Of the deployments in which race was known, there was a significant racial difference in whether the deployment was conducted in a drug case. Of 102 the deployments that impacted minorities (Black and Latino), 68 percent were for drug searches, whereas of deployments that impacted white people, only 38 percent were for drug searches. Of the deployments that impacted a mix of white people and minorities, 73 percent were for drug investigations.

The results of the Drug War are totally lop-sided: the African American community has felt the pain of these policies more than anyone else.

But it is not just the drug war which creates structural racism—economic policies are also to blame.

Often, minimum wage is viewed as an economic protector of low income communities, which is so far from the truth.

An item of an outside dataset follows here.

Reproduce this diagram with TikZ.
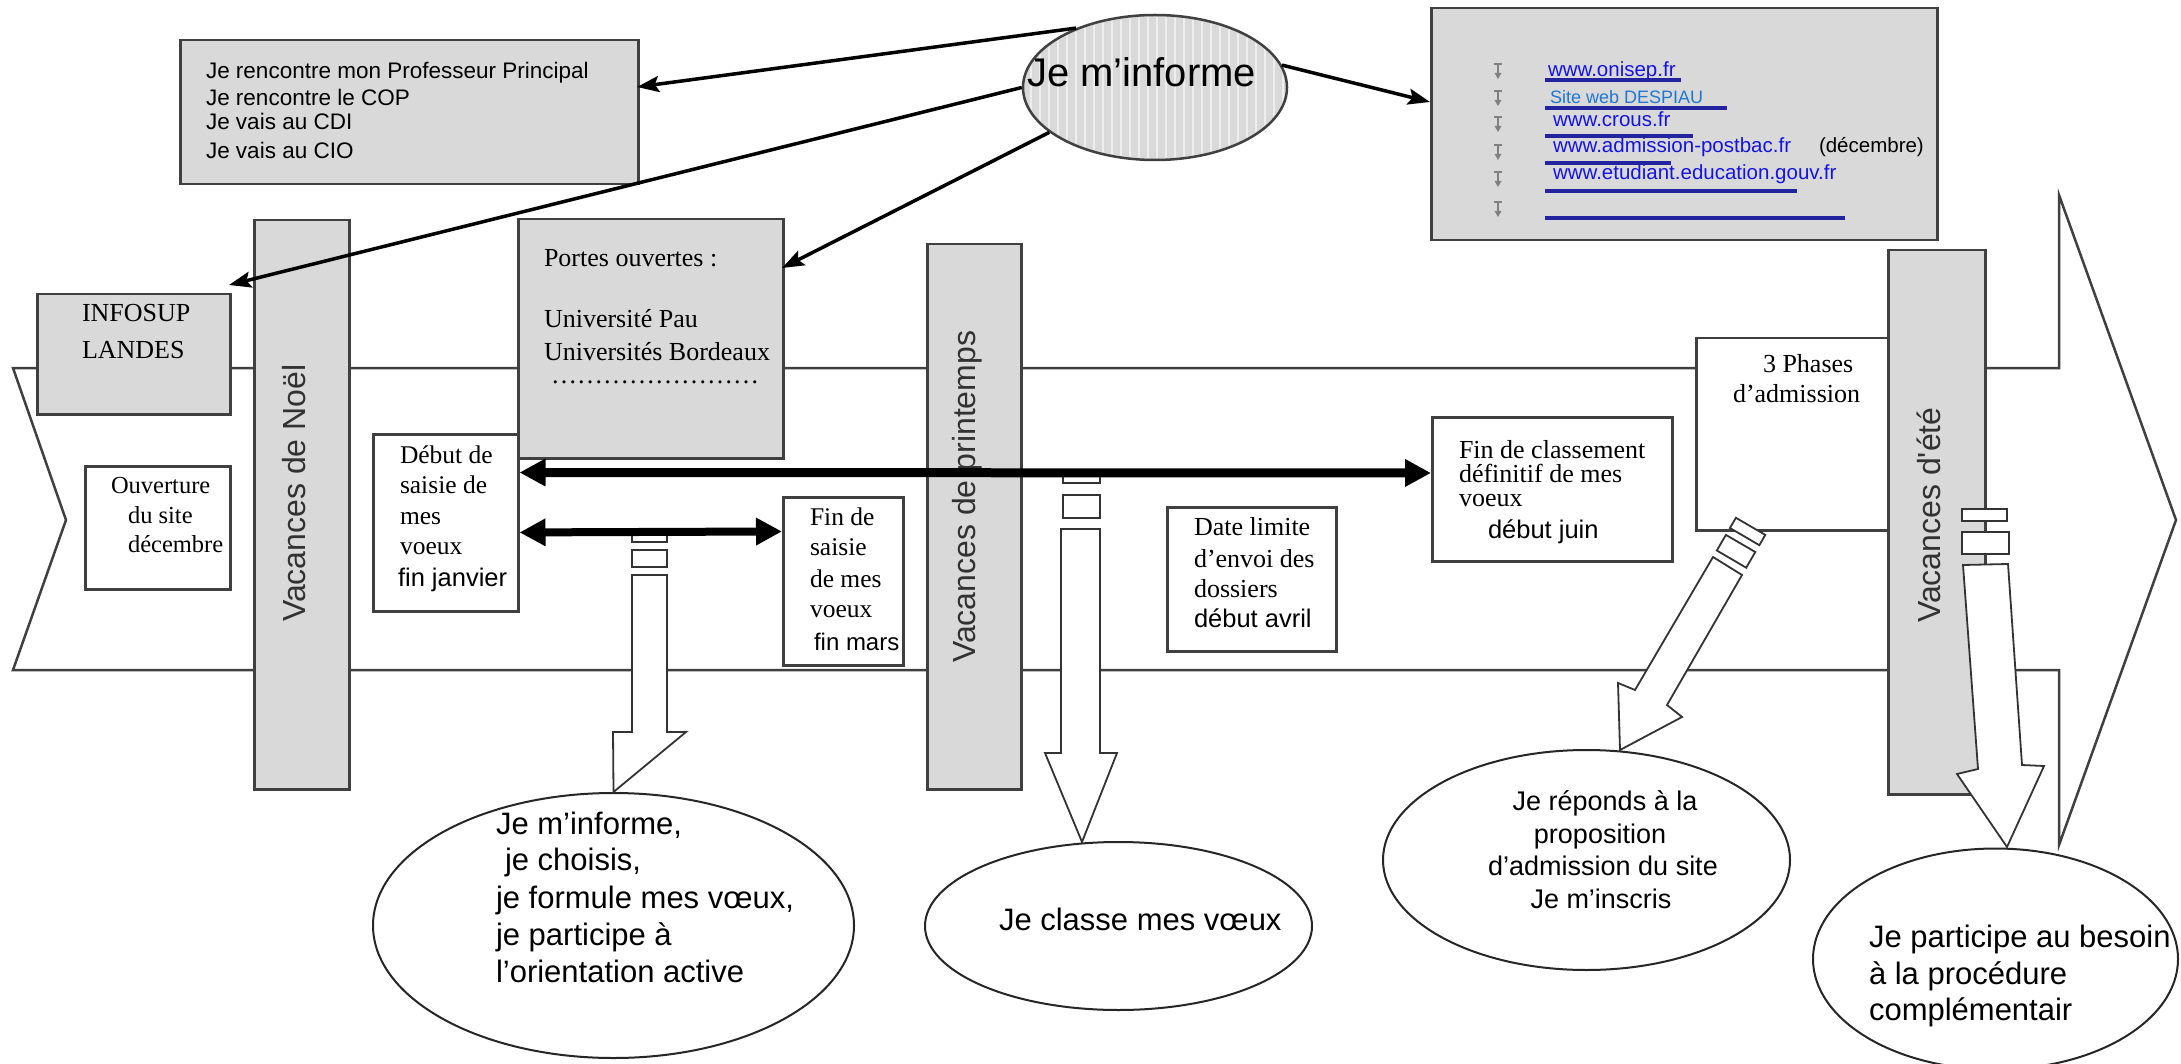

If present day progressives understood the history of the policy, which was originally intended to price minority workers out of jobs, they would pluck their eyes out.  Take the Davis Bacon Act , which was actually created with the intention of preventing contractors using “cheap colored labor” from outbidding contractors using white labor. Or look at South Africa during apartheid when white labor unions urged that a minimum-wage law be applied to all races as a way to keep black workers from stealing jobs from white unionized workers by working for less than the union-negotiated pay.  Even today, poor workers in South Africa rally against government leaders who enforce labor laws that price them out of the labor market. Economists even note that artificially inflating wages has been shown to lead to job cuts, which mostly affects the lowest-skilled, young minority workers who are in desperate need of the low skill job experience as a means of climbing the economic ladder.

Intention is the only difference between the modern-day minimum wage supporter and the minimum wage supporters of the past.  While today’s supporter intends to help, the historical supporter hoped to crush the minority competition. The outcome is still the same. Inexperienced workers are priced out of jobs according to economists.

Human beings — regardless of race — thrive when they have more liberty.  There’s no doubt in my mind that African Americans would have thrived at incredible rates if it weren’t for the government’s endless and restrictive policies. Imagine a world where the Jim Crow laws which segregated them intentionally or the Drug War which penalized them unfairly were never implemented. Imagine a world where government didn’t impose skyscraper
size barriers on employment. Imagine if people actually had the autonomy to live in a free manner — we can only dream of the prosperity and justice that would have taken place in such an environment.